Today we are featuring a guest blog post by Dr Linda Roland Danil
The recent case (10 July 2017) of Cassirer v Thyssen-Bornemisza Collection Foundation concerned a painting, Camille Pissarro’s Rue Saint-Honoré, Apres-Midi, Effet de Pluie (1897), that was forcibly taken from the plaintiffs’ great-grandmother by an art dealer who had been appointed by the Nazi government to conduct an appraisal.
Following an appeal, the United States Court of Appeals for the Ninth Circuit panel reversed a Los Angeles district court’s grant of summary judgment, on remand, in favour of Thyssen-Bornemisza Collection Foundation, the defendant in the action.
The case is fascinating for a number of reasons, not least of which because this was the first time a circuit court applied the six-year statute of limitations from the Holocaust Expropriation Recovery (HEAR) Act (2016).
In particular, the HEAR Act, amongst other things,
‘[…] allows civil claims or causes of action for the recovery of artwork or certain other property lost between January 1, 1933, and December 31, 1945, because of Nazi persecution to be commenced within six years after the claimant’s actual discovery of: (1) the identity and location of the artwork or other property, and (2) a possessory interest in the artwork or property.’
Further, ‘Such statutory limitation period of six years after actual discovery pre-empts any other statutes of limitation or defences relating to the passage of time.’ (As per Sec. 5) The HEAR Act established a uniform federal statute of limitations for all claims, which pre-empts statutes of limitation that vary by state, with most only lasting only three or four years. In the case of Cassirer, The Ninth Circuit held that the HEAR Act provided the relevant statute of limitations, and further, that the claims by the Cassirer’s were ‘[…] timely because they were filed within six years of the date of the plaintiff’s actual discovery of the artwork’s location.’ (p. 3 of the judgment)

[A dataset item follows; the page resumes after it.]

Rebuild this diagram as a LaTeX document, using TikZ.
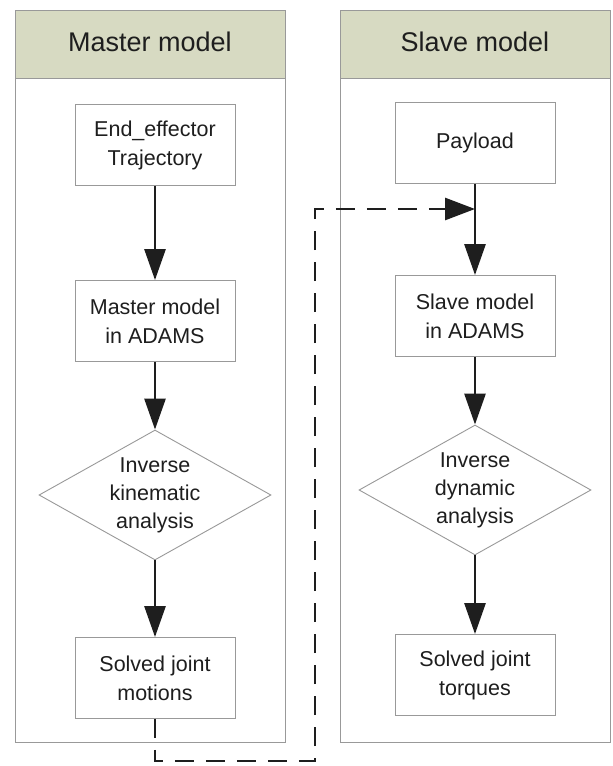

The HEAR Act expires on 1 January 2027. The Act raises some interesting questions beyond the criticisms that have been raised in relation to the ambiguities inherent in the Act itself, for example by Frankel and Sharoni. Not least of these is the possibility that in New York, the Act could undermine the ‘demand and refusal’ rule. Under this rule, the clock begins to run when a person makes a demand for return of the property to the current possessor, and that demand is refused. The limitation period here is three years. It would therefore be possible that under the HEAR Act, fewer claims in New York would be considered timely, given that the Act provides for pre-emption over ‘any other statutes for limitation or defences relating to the passage of time.’ This would be in contradiction to the purpose of the Act, which is to extend statutes of limitations.
To continue the Act, amongst other things, raises broader questions for this author in relation to restitution itself, not just in the present time but in the future as well. For example, Klaus Albrecht Schröder, the director of Vienna’s Albertina Museum, argued that there should be a cut-off point for claims on art in public collections. As he put it:
‘If we don’t set a time limit of around 100 years after the end of the Second World War, then we should ask ourselves why claims regarding crimes committed during the First World War should not still be valid; why we don’t argue any more about the consequences of the 1870-1871 Franco-Prussian war?’¹
It is difficult, however, for the author to sympathize with Schröder’s point of view. In fact, what Schröder’s argument highlights is that more serious study and research needs to be devoted to the issue of restitution not just in relation to Nazi-expropriated art from Jewish communities – but also in relation to those dispossessed in other contexts, such as for example, the Roma Holocaust or Armenian genocide victims, amongst many others.² Here, there are no easy answers – but it is certainly the case that it is an issue that cannot be shied away from simply due its complexity.